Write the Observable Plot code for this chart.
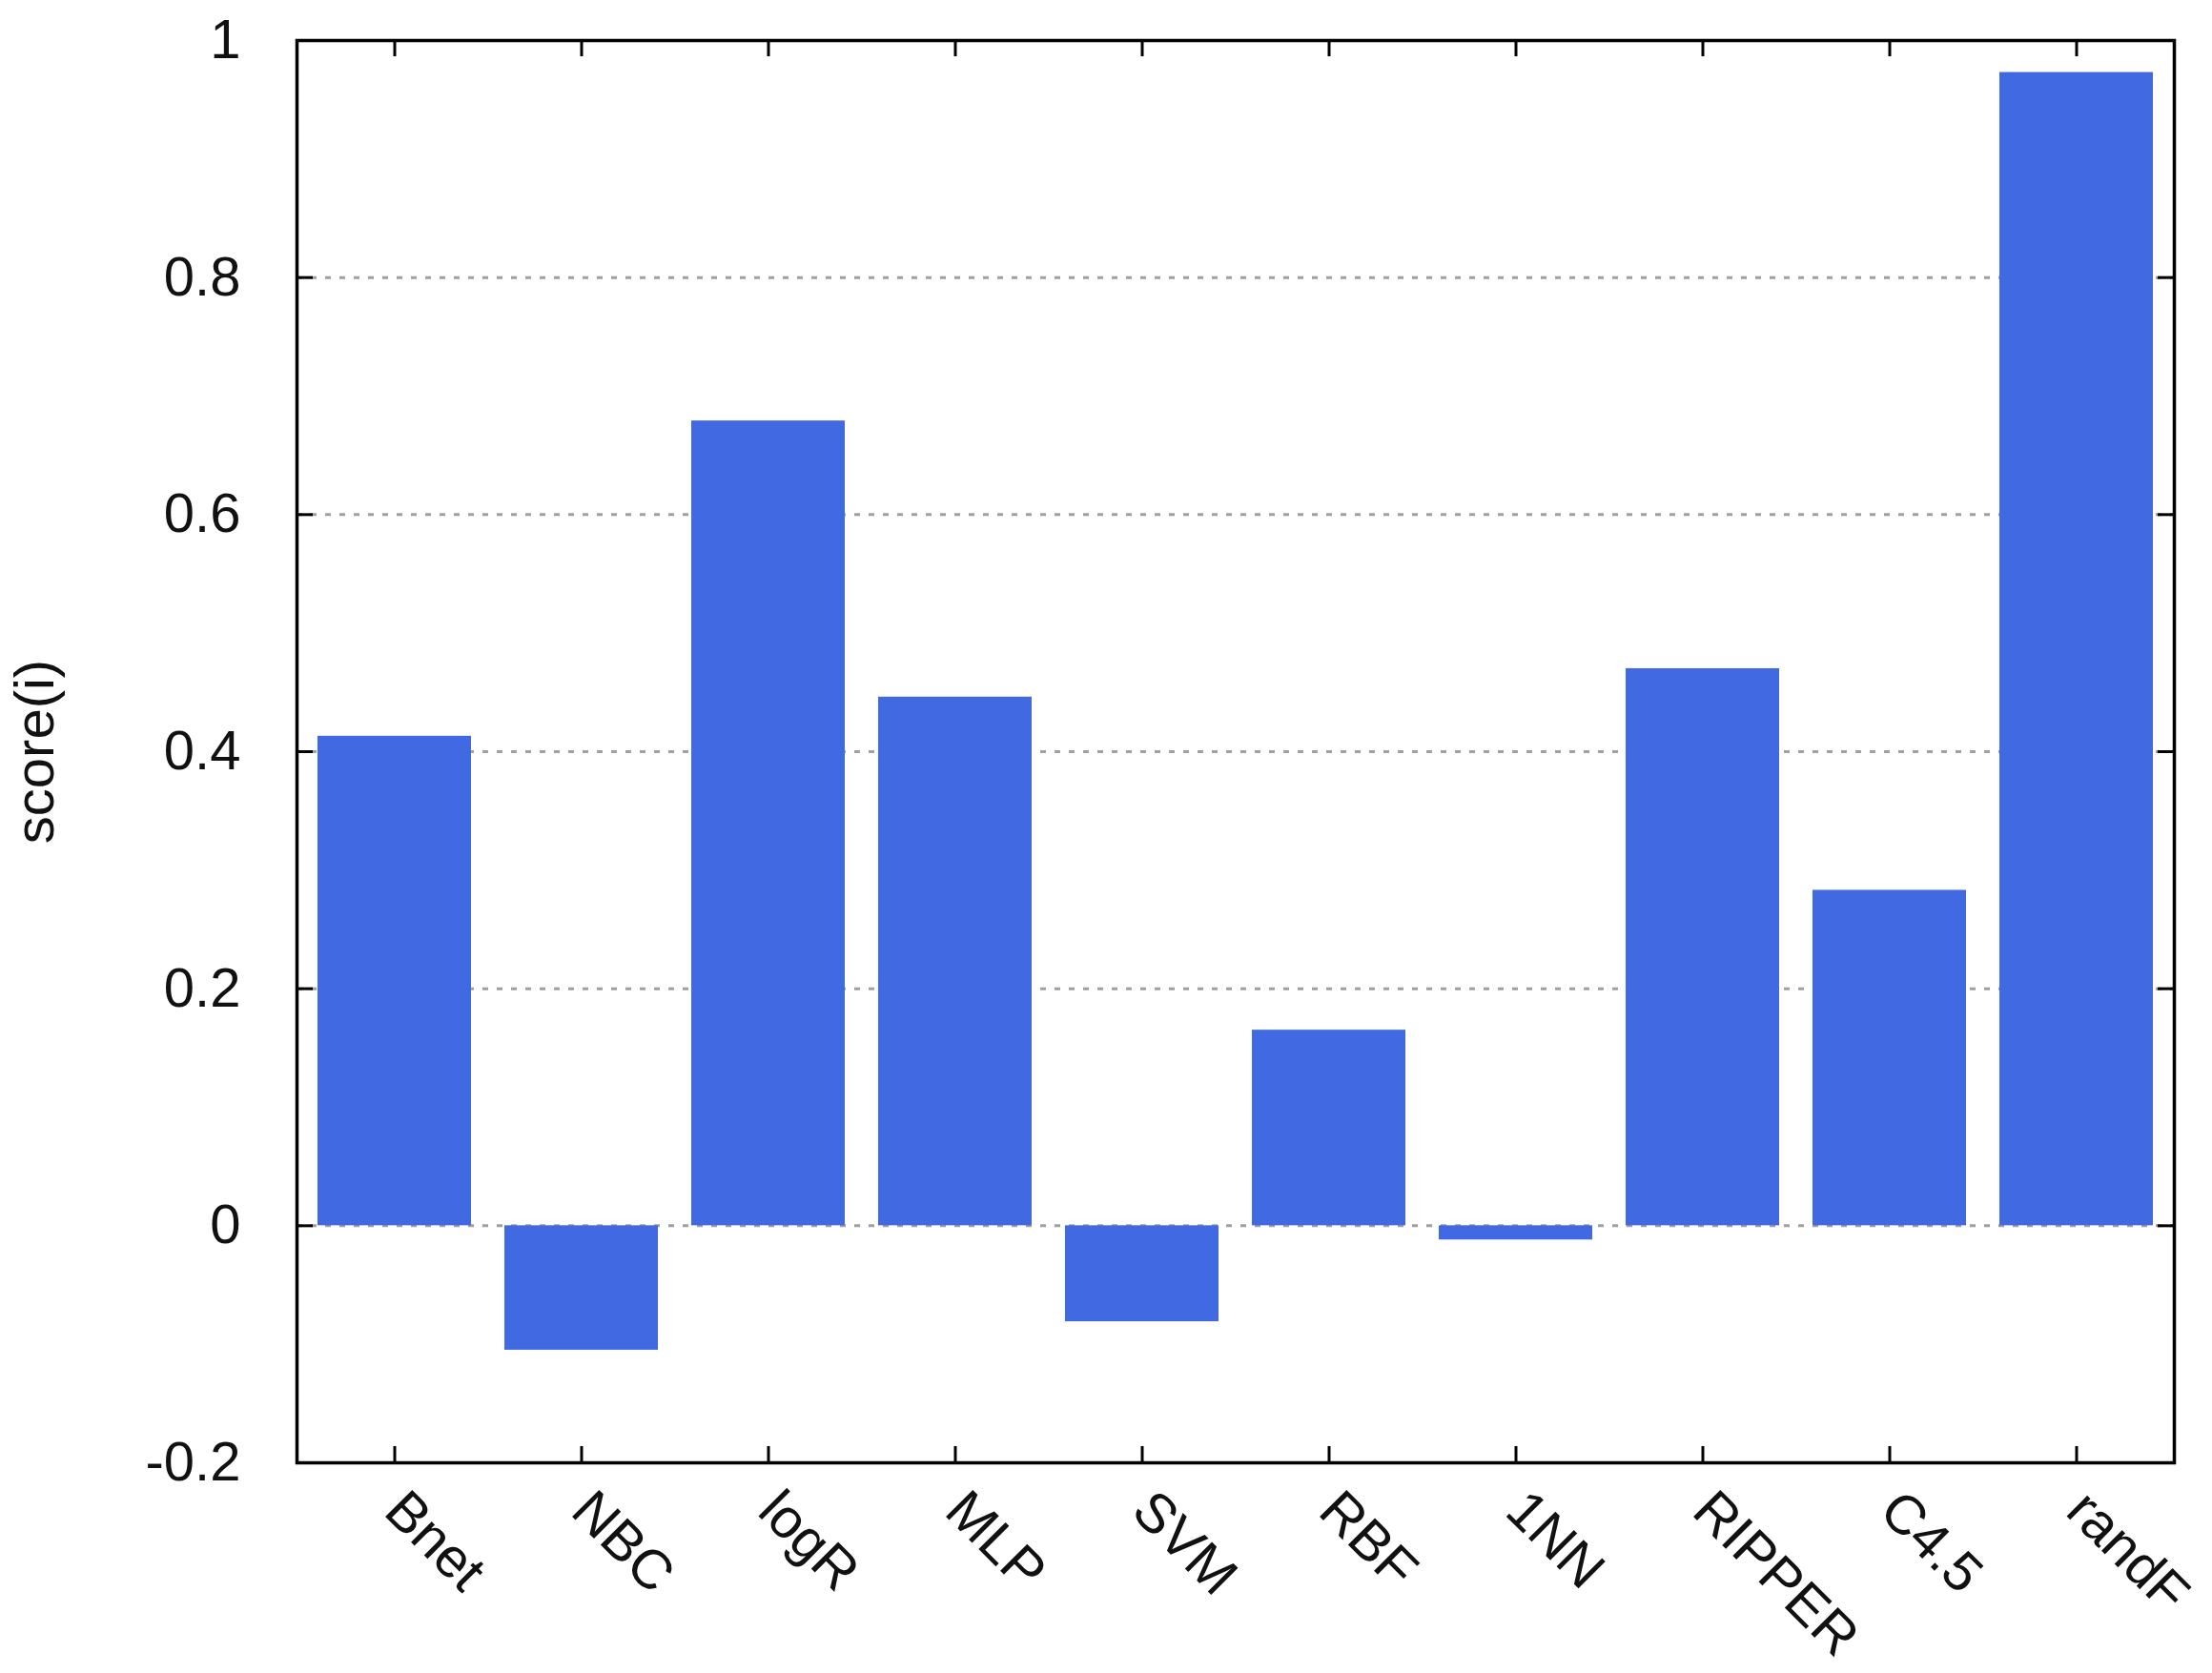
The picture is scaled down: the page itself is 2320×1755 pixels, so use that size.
<!DOCTYPE html>
<html><head><meta charset="utf-8">
<script src="https://cdn.jsdelivr.net/npm/d3@7"></script>
<script src="https://cdn.jsdelivr.net/npm/@observablehq/plot@0.6"></script>
<style>html,body{margin:0;padding:0;background:#fff} svg{display:block}</style>
</head><body><div id="chart"></div>
<script>
const categories = ["Bnet","NBC","logR","MLP","SVM","RBF","1NN","RIPPER","C4.5","randF"];
const scores = [0.413,-0.105,0.679,0.446,-0.081,0.165,-0.012,0.470,0.283,0.973];
const yTicks = [-0.2,0,0.2,0.4,0.6,0.8,1];
const gridTicks = [0,0.2,0.4,0.6,0.8];
const data = categories.map((c,i)=>({method:c, score:scores[i]}));

const W=2320,H=1755, mL=311, mR=40, mT=42, mB=221;
const fw = W-mL-mR, fh = H-mT-mB;
const tick = 17;
const chart = Plot.plot({
  width: W, height: H, marginLeft: mL, marginRight: mR, marginTop: mT, marginBottom: mB,
  style: {fontFamily: "'Liberation Sans', Arial, sans-serif", fontSize: "58px", color:"#111", background:"#fff", overflow:"visible"},
  x: {domain: categories, paddingInner: 0.18, paddingOuter: 0.09, label: null},
  y: {domain: [-0.2, 1], label: null},
  marks: [
    Plot.ruleY(gridTicks, {stroke:"#a0a0a0", strokeWidth:3, strokeDasharray:"6,9"}),
    Plot.barY(data, {x:"method", y:"score", fill:"#4169E1"}),
    Plot.tickY(yTicks, {y: d=>d, stroke:"#000", strokeWidth:3, insetRight: fw - tick}),
    Plot.tickY(yTicks, {y: d=>d, stroke:"#000", strokeWidth:3, insetLeft: fw - tick}),
    Plot.tickX(categories, {x: d=>d, stroke:"#000", strokeWidth:3, insetTop: fh - tick}),
    Plot.tickX(categories, {x: d=>d, stroke:"#000", strokeWidth:3, insetBottom: fh - tick}),
    Plot.axisY({ticks: yTicks, tickSize:0, tickPadding: 59, tickFormat: d=>String(d), label:"score(i)", labelAnchor:"center", labelOffset: 297, labelArrow:"none"}),
    Plot.axisX({tickSize:0, tickPadding: 40, tickRotate: 45, label:null}),
    Plot.frame({stroke:"#000", strokeWidth:3.5})
  ]
});
document.getElementById("chart").appendChild(chart);
</script>
</body></html>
○ ○ ○ ○
| To do |
Pick each line holding the word "chart" out of the data and copy it.

| Written answer |
Write the Observable Plot code for this chart.
</head><body><div id="chart"></div>
const chart = Plot.plot({
document.getElementById("chart").appendChild(chart);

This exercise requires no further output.